Accessibility laws for housing are in place so people with disabilities in California and other parts of the country can enjoy the same housing opportunities as other Americans. However, there are many times when inspectors, auditors and regulatory organizations apply these regulations in a way that causes housing providers to become incorrectly labeled as non-compliant.
One common misconception regarding ADA compliance for housing providers is that properties must include units designated as ADA units. What people who make this mistake do not understand is the Americans with Disabilities Act directly addresses public accommodations. ADA regulations apply to all public areas that are part of a multi-housing property. However, these regulations do not apply to private living areas inside the apartments.

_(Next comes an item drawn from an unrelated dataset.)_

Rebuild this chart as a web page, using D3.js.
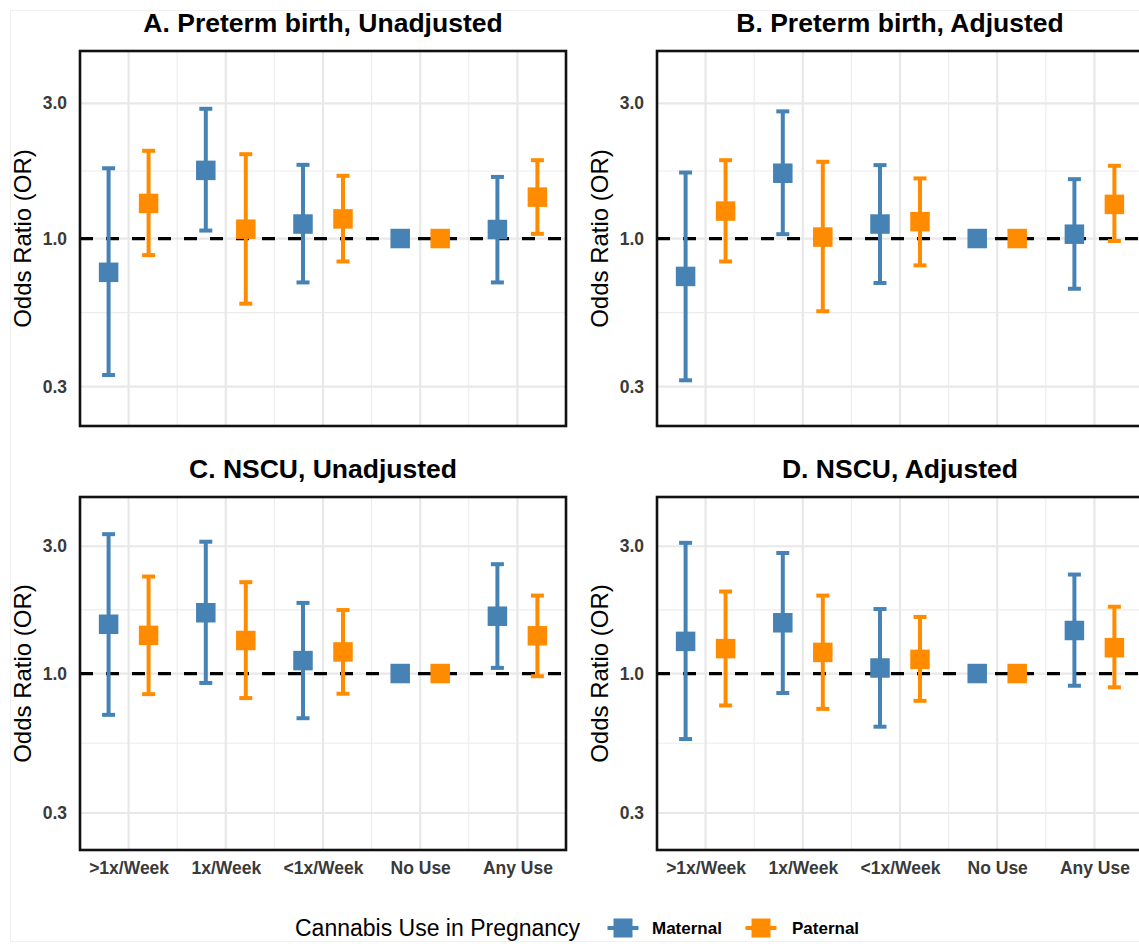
<!DOCTYPE html>
<html>
<head>
<meta charset="utf-8">
<script src="https://cdn.jsdelivr.net/npm/d3@7"></script>
<style>
  body { margin: 0; background: #fff; }
  text { font-family: "Liberation Sans", Arial, sans-serif; }
</style>
</head>
<body>
<script>
var W = 1139, H = 944;

var categories = [">1x/Week", "1x/Week", "<1x/Week", "No Use", "Any Use"];
var groups = ["Maternal", "Paternal"];
var panelTitles = ["A. Preterm birth, Unadjusted", "B. Preterm birth, Adjusted",
                   "C. NSCU, Unadjusted", "D. NSCU, Adjusted"];
var yTicks = [0.3, 1.0, 3.0];

// odds ratios and 95% CI, one row per panel (A, B, C, D), columns follow categories
// "No Use" is the reference group, so it has no interval
var maternalOR = [
  [0.76, 1.74, 1.125, 1, 1.076],
  [0.735, 1.70, 1.125, 1, 1.036],
  [1.53, 1.69, 1.118, 1, 1.64],
  [1.32, 1.55, 1.049, 1, 1.45]
];
var maternalLo = [
  [0.33, 1.067, 0.70, null, 0.70],
  [0.316, 1.036, 0.697, null, 0.665],
  [0.70, 0.922, 0.68, null, 1.05],
  [0.568, 0.845, 0.632, null, 0.90]
];
var maternalHi = [
  [1.77, 2.87, 1.82, null, 1.65],
  [1.71, 2.81, 1.816, null, 1.62],
  [3.33, 3.12, 1.84, null, 2.57],
  [3.09, 2.83, 1.745, null, 2.35]
];
var paternalOR = [
  [1.33, 1.079, 1.173, 1, 1.40],
  [1.25, 1.012, 1.147, 1, 1.32],
  [1.39, 1.33, 1.205, 1, 1.385],
  [1.24, 1.20, 1.13, 1, 1.25]
];
var paternalLo = [
  [0.874, 0.589, 0.83, null, 1.039],
  [0.83, 0.554, 0.804, null, 0.98],
  [0.837, 0.809, 0.84, null, 0.977],
  [0.759, 0.737, 0.79, null, 0.888]
];
var paternalHi = [
  [2.04, 1.985, 1.665, null, 1.89],
  [1.89, 1.866, 1.63, null, 1.806],
  [2.31, 2.20, 1.73, null, 1.96],
  [2.03, 1.96, 1.63, null, 1.78]
];

// panel boxes (B and D run a little past the right edge, as in the source image)
var boxes = [
  {x0: 80, x1: 566, y0: 51, y1: 426},
  {x0: 657, x1: 1143, y0: 51, y1: 426},
  {x0: 80, x1: 566, y0: 497, y1: 850},
  {x0: 657, x1: 1143, y0: 497, y1: 850}
];

var color = d3.scaleOrdinal().domain(groups).range(["#4682B4", "#FF8C00"]);
var dodge = d3.scalePoint().domain(groups).range([-20, 20]);

var svg = d3.select("body").append("svg")
    .attr("width", W)
    .attr("height", H);

svg.append("rect")
    .attr("width", W).attr("height", H)
    .attr("fill", "#fff");
svg.append("rect")
    .attr("x", 10.5).attr("y", 10.5)
    .attr("width", W + 10).attr("height", 931)
    .attr("fill", "none")
    .attr("stroke", "#f0f0f0");

boxes.forEach(function(box, i) {
  var rows = [];
  categories.forEach(function(c, j) {
    rows.push({cat: c, grp: "Maternal", or: maternalOR[i][j], lo: maternalLo[i][j], hi: maternalHi[i][j]});
    rows.push({cat: c, grp: "Paternal", or: paternalOR[i][j], lo: paternalLo[i][j], hi: paternalHi[i][j]});
  });

  var x = d3.scalePoint().domain(categories).range([box.x0, box.x1]).padding(0.5);
  var y = d3.scaleLog().domain([0.218, 4.59]).range([box.y1, box.y0]);
  var step = x.step();

  var g = svg.append("g");

  // minor grid
  var minorY = [Math.sqrt(yTicks[0] * yTicks[1]), Math.sqrt(yTicks[1] * yTicks[2])];
  g.selectAll(".minor-y").data(minorY).enter().append("line")
      .attr("x1", box.x0).attr("x2", box.x1)
      .attr("y1", d => y(d)).attr("y2", d => y(d))
      .attr("stroke", "#ececec").attr("stroke-width", 1.1);
  g.selectAll(".minor-x").data(categories.slice(0, 4)).enter().append("line")
      .attr("x1", d => x(d) + step / 2).attr("x2", d => x(d) + step / 2)
      .attr("y1", box.y0).attr("y2", box.y1)
      .attr("stroke", "#ececec").attr("stroke-width", 1.1);
  // major grid
  g.selectAll(".major-y").data(yTicks).enter().append("line")
      .attr("x1", box.x0).attr("x2", box.x1)
      .attr("y1", d => y(d)).attr("y2", d => y(d))
      .attr("stroke", "#e8e8e8").attr("stroke-width", 2.2);
  g.selectAll(".major-x").data(categories).enter().append("line")
      .attr("x1", d => x(d)).attr("x2", d => x(d))
      .attr("y1", box.y0).attr("y2", box.y1)
      .attr("stroke", "#e8e8e8").attr("stroke-width", 2.2);

  // reference line at OR = 1
  g.append("line")
      .attr("x1", box.x0).attr("x2", box.x1)
      .attr("y1", y(1)).attr("y2", y(1))
      .attr("stroke", "#000").attr("stroke-width", 3.2)
      .attr("stroke-dasharray", "13,13");

  // error bars
  var bars = rows.filter(d => d.lo != null);
  var eb = g.selectAll(".eb").data(bars).enter().append("g")
      .attr("stroke", d => color(d.grp)).attr("stroke-width", 4);
  eb.append("line")
      .attr("x1", d => x(d.cat) + dodge(d.grp)).attr("x2", d => x(d.cat) + dodge(d.grp))
      .attr("y1", d => y(d.lo)).attr("y2", d => y(d.hi));
  eb.append("line")
      .attr("x1", d => x(d.cat) + dodge(d.grp) - 6.5).attr("x2", d => x(d.cat) + dodge(d.grp) + 6.5)
      .attr("y1", d => y(d.lo)).attr("y2", d => y(d.lo));
  eb.append("line")
      .attr("x1", d => x(d.cat) + dodge(d.grp) - 6.5).attr("x2", d => x(d.cat) + dodge(d.grp) + 6.5)
      .attr("y1", d => y(d.hi)).attr("y2", d => y(d.hi));

  // points
  g.selectAll(".pt").data(rows).enter().append("rect")
      .attr("x", d => x(d.cat) + dodge(d.grp) - 9.75)
      .attr("y", d => y(d.or) - 9.75)
      .attr("width", 19.5).attr("height", 19.5)
      .attr("fill", d => color(d.grp));

  // panel border
  g.append("rect")
      .attr("x", box.x0).attr("y", box.y0)
      .attr("width", box.x1 - box.x0).attr("height", box.y1 - box.y0)
      .attr("fill", "none").attr("stroke", "#111").attr("stroke-width", 2.6);

  // y axis
  var ya = g.append("g")
      .attr("transform", "translate(" + box.x0 + ",0)")
      .call(d3.axisLeft(y).tickValues(yTicks).tickFormat(d3.format(".1f")).tickSize(0).tickPadding(13));
  ya.select(".domain").remove();
  ya.selectAll("text")
      .attr("font-family", "Liberation Sans, Arial, sans-serif")
      .attr("font-size", 17.5).attr("font-weight", "bold").attr("fill", "#3a3a3a");

  // x axis on the bottom row
  if (i >= 2) {
    var xa = g.append("g")
        .attr("transform", "translate(0," + box.y1 + ")")
        .call(d3.axisBottom(x).tickSize(0).tickPadding(12));
    xa.select(".domain").remove();
    xa.selectAll("text")
        .attr("font-family", "Liberation Sans, Arial, sans-serif")
        .attr("font-size", 17.5).attr("font-weight", "bold").attr("fill", "#3a3a3a");
  }

  g.append("text")
      .attr("transform", "translate(" + (box.x0 - 49) + "," + ((box.y0 + box.y1) / 2) + ") rotate(-90)")
      .attr("text-anchor", "middle")
      .attr("font-size", 24)
      .text("Odds Ratio (OR)");

  g.append("text")
      .attr("x", (box.x0 + box.x1) / 2)
      .attr("y", box.y0 - 19)
      .attr("text-anchor", "middle")
      .attr("font-size", 26.5).attr("font-weight", "bold")
      .text(panelTitles[i]);
});

// legend
var legend = svg.append("g");
legend.append("text")
    .attr("x", 295).attr("y", 936)
    .attr("font-size", 23)
    .text("Cannabis Use in Pregnancy");

var keyX = [623, 761];
var labelX = [652, 792];
groups.forEach(function(grp, k) {
  legend.append("line")
      .attr("x1", keyX[k] - 15.5).attr("x2", keyX[k] + 15.5)
      .attr("y1", 928).attr("y2", 928)
      .attr("stroke", color(grp)).attr("stroke-width", 4);
  legend.append("rect")
      .attr("x", keyX[k] - 9.5).attr("y", 918.5)
      .attr("width", 19).attr("height", 19)
      .attr("fill", color(grp));
  legend.append("text")
      .attr("x", labelX[k]).attr("y", 934)
      .attr("font-size", 17).attr("font-weight", "bold")
      .text(grp);
});
</script>
</body>
</html>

A second misunderstanding involves section 504 of the 1973 Rehabilitation Act. Many people believe this provision applies to all government-subsidized housing. Section 504 requires that 5% of the properties built under the Rural Development Program after 1982 provide full accessibility for people with disabilities. The same goes for HUD housing constructed after 1988. Government-subsidized apartments built before these dates possesses no obligation to meet these requirements.
There is also a bit of confusion with the distinction between accessibility and adaptability. The 1988 Fair Housing Amendments Act required that constructions built on or after March 1991 include specific and adaptable design features. The seven design features described in the Act make it possible to adapt the unit for full accessibility if the need arises.
ADA compliance laws are, for the most part, straightforward. However, they can sometimes become confusing to the novice. This confusion results in landlords being cited for non-compliance when they have done nothing to violate ADA regulations. Individuals accused of non-compliance with ADA regulations in error may benefit from an attorney familiar with ADA matters.